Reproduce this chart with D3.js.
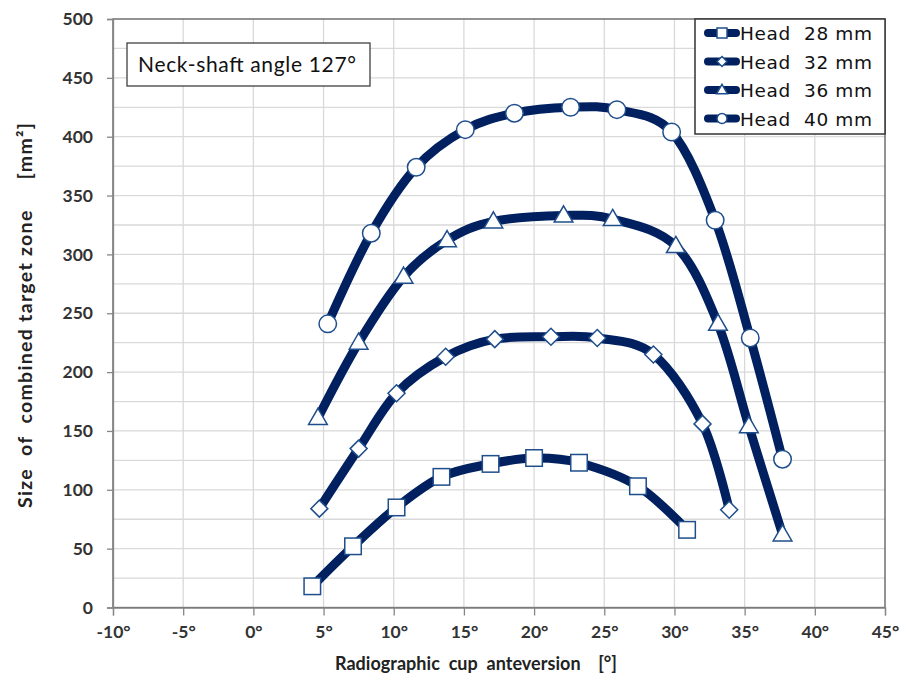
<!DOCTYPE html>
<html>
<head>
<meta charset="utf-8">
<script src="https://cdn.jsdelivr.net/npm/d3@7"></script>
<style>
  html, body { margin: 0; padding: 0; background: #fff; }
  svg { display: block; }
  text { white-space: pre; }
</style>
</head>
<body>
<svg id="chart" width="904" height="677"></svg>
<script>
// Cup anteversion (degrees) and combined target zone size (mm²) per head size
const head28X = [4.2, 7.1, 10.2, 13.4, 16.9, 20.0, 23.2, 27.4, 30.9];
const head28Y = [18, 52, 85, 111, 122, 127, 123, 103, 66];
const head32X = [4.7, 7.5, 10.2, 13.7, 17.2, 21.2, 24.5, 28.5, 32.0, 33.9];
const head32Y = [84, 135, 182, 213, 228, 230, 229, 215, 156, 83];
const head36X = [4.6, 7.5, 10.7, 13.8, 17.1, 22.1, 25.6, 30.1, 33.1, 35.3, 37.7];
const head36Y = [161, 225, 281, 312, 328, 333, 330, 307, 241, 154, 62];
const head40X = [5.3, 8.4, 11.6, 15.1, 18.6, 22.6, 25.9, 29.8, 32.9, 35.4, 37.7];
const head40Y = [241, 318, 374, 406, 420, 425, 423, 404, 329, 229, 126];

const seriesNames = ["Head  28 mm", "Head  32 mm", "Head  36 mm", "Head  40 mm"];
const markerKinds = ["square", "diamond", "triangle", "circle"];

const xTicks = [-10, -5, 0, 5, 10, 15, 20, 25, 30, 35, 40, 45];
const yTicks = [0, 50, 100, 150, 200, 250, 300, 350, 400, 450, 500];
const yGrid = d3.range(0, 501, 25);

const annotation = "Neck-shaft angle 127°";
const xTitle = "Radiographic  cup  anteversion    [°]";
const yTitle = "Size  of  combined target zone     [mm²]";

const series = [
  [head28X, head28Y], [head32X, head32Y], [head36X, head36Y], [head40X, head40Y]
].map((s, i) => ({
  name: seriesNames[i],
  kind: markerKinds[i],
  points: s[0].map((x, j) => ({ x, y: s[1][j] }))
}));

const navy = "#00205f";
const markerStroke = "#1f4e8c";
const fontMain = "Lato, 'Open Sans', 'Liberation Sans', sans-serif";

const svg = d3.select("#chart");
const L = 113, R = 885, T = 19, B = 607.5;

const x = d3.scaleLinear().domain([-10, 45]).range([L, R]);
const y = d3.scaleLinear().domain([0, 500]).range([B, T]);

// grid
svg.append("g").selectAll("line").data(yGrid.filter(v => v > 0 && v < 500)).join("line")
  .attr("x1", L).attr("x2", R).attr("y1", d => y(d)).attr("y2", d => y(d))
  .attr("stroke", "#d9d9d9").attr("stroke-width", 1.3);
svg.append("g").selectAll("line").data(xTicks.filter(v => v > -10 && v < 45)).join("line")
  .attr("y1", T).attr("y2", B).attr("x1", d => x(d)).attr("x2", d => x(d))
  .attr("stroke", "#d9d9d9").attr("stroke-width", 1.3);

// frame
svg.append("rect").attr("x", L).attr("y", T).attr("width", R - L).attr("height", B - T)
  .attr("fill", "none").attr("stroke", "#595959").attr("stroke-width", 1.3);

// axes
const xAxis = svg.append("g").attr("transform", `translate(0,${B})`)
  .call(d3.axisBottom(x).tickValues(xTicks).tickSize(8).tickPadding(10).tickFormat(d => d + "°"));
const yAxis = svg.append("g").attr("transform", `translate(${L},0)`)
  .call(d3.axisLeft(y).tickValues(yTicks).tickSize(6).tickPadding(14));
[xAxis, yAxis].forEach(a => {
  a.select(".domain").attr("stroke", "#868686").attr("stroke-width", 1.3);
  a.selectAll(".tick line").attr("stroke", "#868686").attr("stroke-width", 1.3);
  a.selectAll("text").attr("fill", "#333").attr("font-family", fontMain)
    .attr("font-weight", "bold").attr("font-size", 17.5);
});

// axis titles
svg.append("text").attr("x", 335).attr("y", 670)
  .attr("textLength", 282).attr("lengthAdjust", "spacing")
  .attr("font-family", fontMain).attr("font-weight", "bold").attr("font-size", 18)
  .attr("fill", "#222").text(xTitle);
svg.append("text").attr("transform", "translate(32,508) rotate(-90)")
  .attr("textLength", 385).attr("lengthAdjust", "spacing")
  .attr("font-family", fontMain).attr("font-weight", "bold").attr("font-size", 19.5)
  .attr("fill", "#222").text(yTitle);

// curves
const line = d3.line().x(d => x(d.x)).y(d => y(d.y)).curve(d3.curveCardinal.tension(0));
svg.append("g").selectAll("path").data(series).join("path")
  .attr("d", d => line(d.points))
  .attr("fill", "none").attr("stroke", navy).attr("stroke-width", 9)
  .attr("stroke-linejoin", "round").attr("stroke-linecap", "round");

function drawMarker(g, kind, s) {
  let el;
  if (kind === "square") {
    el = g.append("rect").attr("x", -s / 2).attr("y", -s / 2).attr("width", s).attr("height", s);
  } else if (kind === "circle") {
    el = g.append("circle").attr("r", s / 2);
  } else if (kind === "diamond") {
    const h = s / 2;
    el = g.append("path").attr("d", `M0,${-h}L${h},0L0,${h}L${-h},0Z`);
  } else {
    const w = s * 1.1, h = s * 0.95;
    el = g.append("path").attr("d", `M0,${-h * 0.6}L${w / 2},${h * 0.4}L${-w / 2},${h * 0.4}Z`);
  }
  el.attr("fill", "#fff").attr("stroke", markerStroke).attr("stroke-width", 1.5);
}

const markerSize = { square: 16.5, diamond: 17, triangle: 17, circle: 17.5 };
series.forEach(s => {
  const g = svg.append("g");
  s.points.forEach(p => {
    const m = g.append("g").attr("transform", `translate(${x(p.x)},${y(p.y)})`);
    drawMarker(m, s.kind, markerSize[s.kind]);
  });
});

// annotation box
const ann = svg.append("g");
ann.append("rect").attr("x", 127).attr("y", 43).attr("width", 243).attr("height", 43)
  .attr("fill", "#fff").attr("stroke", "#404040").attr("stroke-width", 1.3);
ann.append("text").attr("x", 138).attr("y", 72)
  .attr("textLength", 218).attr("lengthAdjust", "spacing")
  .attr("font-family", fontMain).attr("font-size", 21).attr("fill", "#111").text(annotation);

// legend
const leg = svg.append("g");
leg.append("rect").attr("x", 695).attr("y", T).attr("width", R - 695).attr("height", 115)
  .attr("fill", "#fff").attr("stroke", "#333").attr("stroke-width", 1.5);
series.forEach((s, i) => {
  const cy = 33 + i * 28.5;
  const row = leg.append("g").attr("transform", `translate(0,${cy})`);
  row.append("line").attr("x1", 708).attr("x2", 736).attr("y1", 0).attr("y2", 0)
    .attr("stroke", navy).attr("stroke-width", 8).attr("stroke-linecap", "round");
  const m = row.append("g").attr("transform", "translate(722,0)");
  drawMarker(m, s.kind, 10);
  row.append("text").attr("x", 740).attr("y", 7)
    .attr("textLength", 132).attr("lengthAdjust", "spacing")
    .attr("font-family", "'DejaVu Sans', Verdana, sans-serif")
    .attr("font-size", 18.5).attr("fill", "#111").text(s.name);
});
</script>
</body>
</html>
● ● ●
:: SET PROBLEM ::
Transcribe the whole listing, character for character, but not its images.

:: THE OUTPUT ::
Reproduce this chart with D3.js.
<!DOCTYPE html>
<html>
<head>
<meta charset="utf-8">
<script src="https://cdn.jsdelivr.net/npm/d3@7"></script>
<style>
  html, body { margin: 0; padding: 0; background: #fff; }
  svg { display: block; }
  text { white-space: pre; }
</style>
</head>
<body>
<svg id="chart" width="904" height="677"></svg>
<script>
// Cup anteversion (degrees) and combined target zone size (mm²) per head size
const head28X = [4.2, 7.1, 10.2, 13.4, 16.9, 20.0, 23.2, 27.4, 30.9];
const head28Y = [18, 52, 85, 111, 122, 127, 123, 103, 66];
const head32X = [4.7, 7.5, 10.2, 13.7, 17.2, 21.2, 24.5, 28.5, 32.0, 33.9];
const head32Y = [84, 135, 182, 213, 228, 230, 229, 215, 156, 83];
const head36X = [4.6, 7.5, 10.7, 13.8, 17.1, 22.1, 25.6, 30.1, 33.1, 35.3, 37.7];
const head36Y = [161, 225, 281, 312, 328, 333, 330, 307, 241, 154, 62];
const head40X = [5.3, 8.4, 11.6, 15.1, 18.6, 22.6, 25.9, 29.8, 32.9, 35.4, 37.7];
const head40Y = [241, 318, 374, 406, 420, 425, 423, 404, 329, 229, 126];

const seriesNames = ["Head  28 mm", "Head  32 mm", "Head  36 mm", "Head  40 mm"];
const markerKinds = ["square", "diamond", "triangle", "circle"];

const xTicks = [-10, -5, 0, 5, 10, 15, 20, 25, 30, 35, 40, 45];
const yTicks = [0, 50, 100, 150, 200, 250, 300, 350, 400, 450, 500];
const yGrid = d3.range(0, 501, 25);

const annotation = "Neck-shaft angle 127°";
const xTitle = "Radiographic  cup  anteversion    [°]";
const yTitle = "Size  of  combined target zone     [mm²]";

const series = [
  [head28X, head28Y], [head32X, head32Y], [head36X, head36Y], [head40X, head40Y]
].map((s, i) => ({
  name: seriesNames[i],
  kind: markerKinds[i],
  points: s[0].map((x, j) => ({ x, y: s[1][j] }))
}));

const navy = "#00205f";
const markerStroke = "#1f4e8c";
const fontMain = "Lato, 'Open Sans', 'Liberation Sans', sans-serif";

const svg = d3.select("#chart");
const L = 113, R = 885, T = 19, B = 607.5;

const x = d3.scaleLinear().domain([-10, 45]).range([L, R]);
const y = d3.scaleLinear().domain([0, 500]).range([B, T]);

// grid
svg.append("g").selectAll("line").data(yGrid.filter(v => v > 0 && v < 500)).join("line")
  .attr("x1", L).attr("x2", R).attr("y1", d => y(d)).attr("y2", d => y(d))
  .attr("stroke", "#d9d9d9").attr("stroke-width", 1.3);
svg.append("g").selectAll("line").data(xTicks.filter(v => v > -10 && v < 45)).join("line")
  .attr("y1", T).attr("y2", B).attr("x1", d => x(d)).attr("x2", d => x(d))
  .attr("stroke", "#d9d9d9").attr("stroke-width", 1.3);

// frame
svg.append("rect").attr("x", L).attr("y", T).attr("width", R - L).attr("height", B - T)
  .attr("fill", "none").attr("stroke", "#595959").attr("stroke-width", 1.3);

// axes
const xAxis = svg.append("g").attr("transform", `translate(0,${B})`)
  .call(d3.axisBottom(x).tickValues(xTicks).tickSize(8).tickPadding(10).tickFormat(d => d + "°"));
const yAxis = svg.append("g").attr("transform", `translate(${L},0)`)
  .call(d3.axisLeft(y).tickValues(yTicks).tickSize(6).tickPadding(14));
[xAxis, yAxis].forEach(a => {
  a.select(".domain").attr("stroke", "#868686").attr("stroke-width", 1.3);
  a.selectAll(".tick line").attr("stroke", "#868686").attr("stroke-width", 1.3);
  a.selectAll("text").attr("fill", "#333").attr("font-family", fontMain)
    .attr("font-weight", "bold").attr("font-size", 17.5);
});

// axis titles
svg.append("text").attr("x", 335).attr("y", 670)
  .attr("textLength", 282).attr("lengthAdjust", "spacing")
  .attr("font-family", fontMain).attr("font-weight", "bold").attr("font-size", 18)
  .attr("fill", "#222").text(xTitle);
svg.append("text").attr("transform", "translate(32,508) rotate(-90)")
  .attr("textLength", 385).attr("lengthAdjust", "spacing")
  .attr("font-family", fontMain).attr("font-weight", "bold").attr("font-size", 19.5)
  .attr("fill", "#222").text(yTitle);

// curves
const line = d3.line().x(d => x(d.x)).y(d => y(d.y)).curve(d3.curveCardinal.tension(0));
svg.append("g").selectAll("path").data(series).join("path")
  .attr("d", d => line(d.points))
  .attr("fill", "none").attr("stroke", navy).attr("stroke-width", 9)
  .attr("stroke-linejoin", "round").attr("stroke-linecap", "round");

function drawMarker(g, kind, s) {
  let el;
  if (kind === "square") {
    el = g.append("rect").attr("x", -s / 2).attr("y", -s / 2).attr("width", s).attr("height", s);
  } else if (kind === "circle") {
    el = g.append("circle").attr("r", s / 2);
  } else if (kind === "diamond") {
    const h = s / 2;
    el = g.append("path").attr("d", `M0,${-h}L${h},0L0,${h}L${-h},0Z`);
  } else {
    const w = s * 1.1, h = s * 0.95;
    el = g.append("path").attr("d", `M0,${-h * 0.6}L${w / 2},${h * 0.4}L${-w / 2},${h * 0.4}Z`);
  }
  el.attr("fill", "#fff").attr("stroke", markerStroke).attr("stroke-width", 1.5);
}

const markerSize = { square: 16.5, diamond: 17, triangle: 17, circle: 17.5 };
series.forEach(s => {
  const g = svg.append("g");
  s.points.forEach(p => {
    const m = g.append("g").attr("transform", `translate(${x(p.x)},${y(p.y)})`);
    drawMarker(m, s.kind, markerSize[s.kind]);
  });
});

// annotation box
const ann = svg.append("g");
ann.append("rect").attr("x", 127).attr("y", 43).attr("width", 243).attr("height", 43)
  .attr("fill", "#fff").attr("stroke", "#404040").attr("stroke-width", 1.3);
ann.append("text").attr("x", 138).attr("y", 72)
  .attr("textLength", 218).attr("lengthAdjust", "spacing")
  .attr("font-family", fontMain).attr("font-size", 21).attr("fill", "#111").text(annotation);

// legend
const leg = svg.append("g");
leg.append("rect").attr("x", 695).attr("y", T).attr("width", R - 695).attr("height", 115)
  .attr("fill", "#fff").attr("stroke", "#333").attr("stroke-width", 1.5);
series.forEach((s, i) => {
  const cy = 33 + i * 28.5;
  const row = leg.append("g").attr("transform", `translate(0,${cy})`);
  row.append("line").attr("x1", 708).attr("x2", 736).attr("y1", 0).attr("y2", 0)
    .attr("stroke", navy).attr("stroke-width", 8).attr("stroke-linecap", "round");
  const m = row.append("g").attr("transform", "translate(722,0)");
  drawMarker(m, s.kind, 10);
  row.append("text").attr("x", 740).attr("y", 7)
    .attr("textLength", 132).attr("lengthAdjust", "spacing")
    .attr("font-family", "'DejaVu Sans', Verdana, sans-serif")
    .attr("font-size", 18.5).attr("fill", "#111").text(s.name);
});
</script>
</body>
</html>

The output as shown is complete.